Si le Russe garde, plus que jamais depuis la chute du communisme, sa place de grand méchant-mafieu-fascistoïde dans les productions américaines, dans des proportions peut-être plus importantes encore que le Serbe fourbe, l’Arabe-musulman-fanatique et l’Iranien malfaisant, cela ne doit rien au hasard mais tout à la géopolitique.
La volonté de Vladimir Poutine de redonner à la Russie une place de tout premier plan sur la scène internationale; les intérêts souvent divergents de Moscou et de Washington au Moyen-Orient ; le soutien notamment à la Syrie ; la résistance du Kremlin à la déstabilisation de l’Ukraine ; sa lutte pied à pied contre les menées états-uniennes en Asie centrale ; les alliances diplomatiques nouées pour briser le carcan unipolaire ; la défense résolue sur le plan intérieur des valeurs traditionnelles et patriotiques, bref l’opposition frontale de la Russie de Poutine au nouvel ordre mondial, aux dogmes libertaires sur le plan sociétal, forment les vraies raisons de la diabolisation de ce pays par « nos » faiseurs d’opinion.

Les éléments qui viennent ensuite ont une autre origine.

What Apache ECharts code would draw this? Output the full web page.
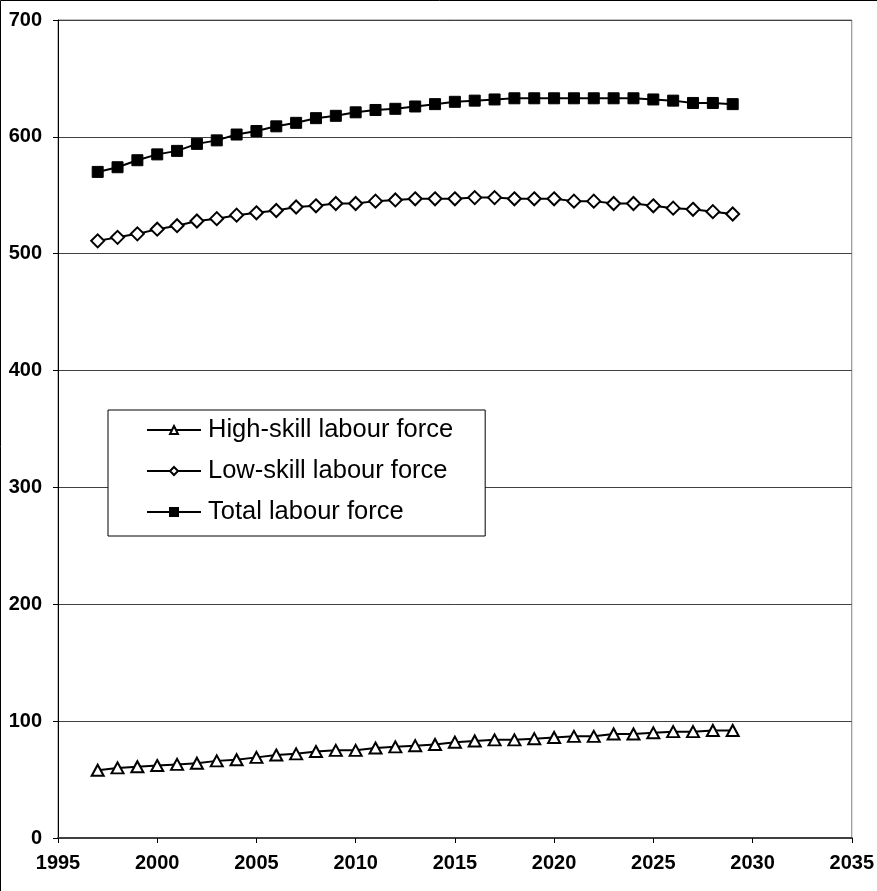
<!DOCTYPE html>
<html>
<head>
<meta charset="utf-8">
<script src="https://cdn.jsdelivr.net/npm/echarts@6/dist/echarts.min.js"></script>
<style>
html,body{margin:0;padding:0;background:#fff;}
#chart{width:877px;height:891px;}
</style>
</head>
<body>
<div id="chart"></div>
<script>
var years = [1997,1998,1999,2000,2001,2002,2003,2004,2005,2006,2007,2008,2009,2010,2011,2012,2013,2014,2015,2016,2017,2018,2019,2020,2021,2022,2023,2024,2025,2026,2027,2028,2029];
var highSkill = [58,60,61,62,63,64,66,67,69,71,72,74,75,75,77,78,79,80,82,83,84,84,85,86,87,87,89,89,90,91,91,92,92];
var lowSkill = [511,514,517,521,524,528,530,533,535,537,540,541,543,543,545,546,547,547,547,548,548,547,547,547,545,545,543,543,541,539,538,536,534];
var total = [570,574,580,585,588,594,597,602,605,609,612,616,618,621,623,624,626,628,630,631,632,633,633,633,633,633,633,633,632,631,629,629,628];
var seriesNames = ['High-skill labour force','Low-skill labour force','Total labour force'];

function pairs(vals){ return years.map(function(y,i){ return [y, vals[i]]; }); }

var chart = echarts.init(document.getElementById('chart'), null, {renderer:'canvas'});
var font = 'Liberation Sans, Arial, sans-serif';
chart.setOption({
  animation:false,
  backgroundColor:'#fff',
  graphic:[{type:'rect', shape:{x:0.5,y:0.5,width:1000,height:1000}, style:{fill:'none', stroke:'#000', lineWidth:1}, silent:true, z:-1}],
  grid:{left:58, right:24, top:20, bottom:53, show:true, borderColor:'#808080', borderWidth:1},
  xAxis:{type:'value', min:1995, max:2035, interval:5,
    axisLine:{show:true, lineStyle:{color:'#404040', width:2}},
    axisTick:{show:true, length:5, lineStyle:{color:'#000'}},
    splitLine:{show:false},
    axisLabel:{fontFamily:font, fontWeight:'bold', fontSize:20, color:'#000', margin:15,
      formatter:function(v){ return String(v); }}},
  yAxis:{type:'value', min:0, max:700, interval:100,
    axisLine:{show:true, lineStyle:{color:'#000', width:1}},
    axisTick:{show:true, length:5, lineStyle:{color:'#000'}},
    splitLine:{show:true, lineStyle:{color:'#404040', width:1}},
    axisLabel:{fontFamily:font, fontWeight:'bold', fontSize:20, color:'#000', margin:16}},
  legend:{orient:'vertical', left:108, top:410, data:seriesNames,
    padding:[7,32,11,38], itemGap:15, itemWidth:54, itemHeight:10,
    borderColor:'#000', borderWidth:1, backgroundColor:'#fff',
    textStyle:{fontFamily:font, fontSize:25.5, color:'#000', padding:[0,0,0,2]}},
  series:[
    {name:seriesNames[0], type:'line', data:pairs(highSkill), symbol:'triangle', symbolSize:[12,11],
     lineStyle:{color:'#000', width:2}, itemStyle:{color:'#fff', borderColor:'#000', borderWidth:2}},
    {name:seriesNames[1], type:'line', data:pairs(lowSkill), symbol:'diamond', symbolSize:13,
     lineStyle:{color:'#000', width:2}, itemStyle:{color:'#fff', borderColor:'#000', borderWidth:2}},
    {name:seriesNames[2], type:'line', data:pairs(total), symbol:'rect', symbolSize:11,
     lineStyle:{color:'#000', width:2}, itemStyle:{color:'#000', borderColor:'#000', borderWidth:1}}
  ]
});
</script>
</body>
</html>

On se souvient du temps ou Laurent Fabius, alors dans l’opposition, décrivait Nicolas Sarkozy comme un « caniche des Américains ». C’était avant qu’il endosse le costume de ministre des Affaires étrangères et qu’il fasse l’éloge des djihadistes massacreurs du front al-nosra « qui font du bon boulot en Syrie ». Car aujourd’hui, M. Fabius est le représentant d’un gouvernement tout aussi atlantiste que le précédent et prend bien soin de ne pas trop tirer sur sa laisse.
Il sera donc présent à Moscou pour commémorer la victoire du 8 mai 1945 mais n’assistera pas à l’instar des dirigeants des États-Unis, de la Grande-Bretagne, des pays membres de l’Otan, à la traditionnelle parade militaire du 9 mai sur la Place rouge. Un boycott qui se veut la manifestation du soutien français à l’opposition pro-américaine en Ukraine. Mais qui matérialise surtout l’effacement programmé de la voix (voie) d’une France libre, indépendante, singulière dans le concert des nations.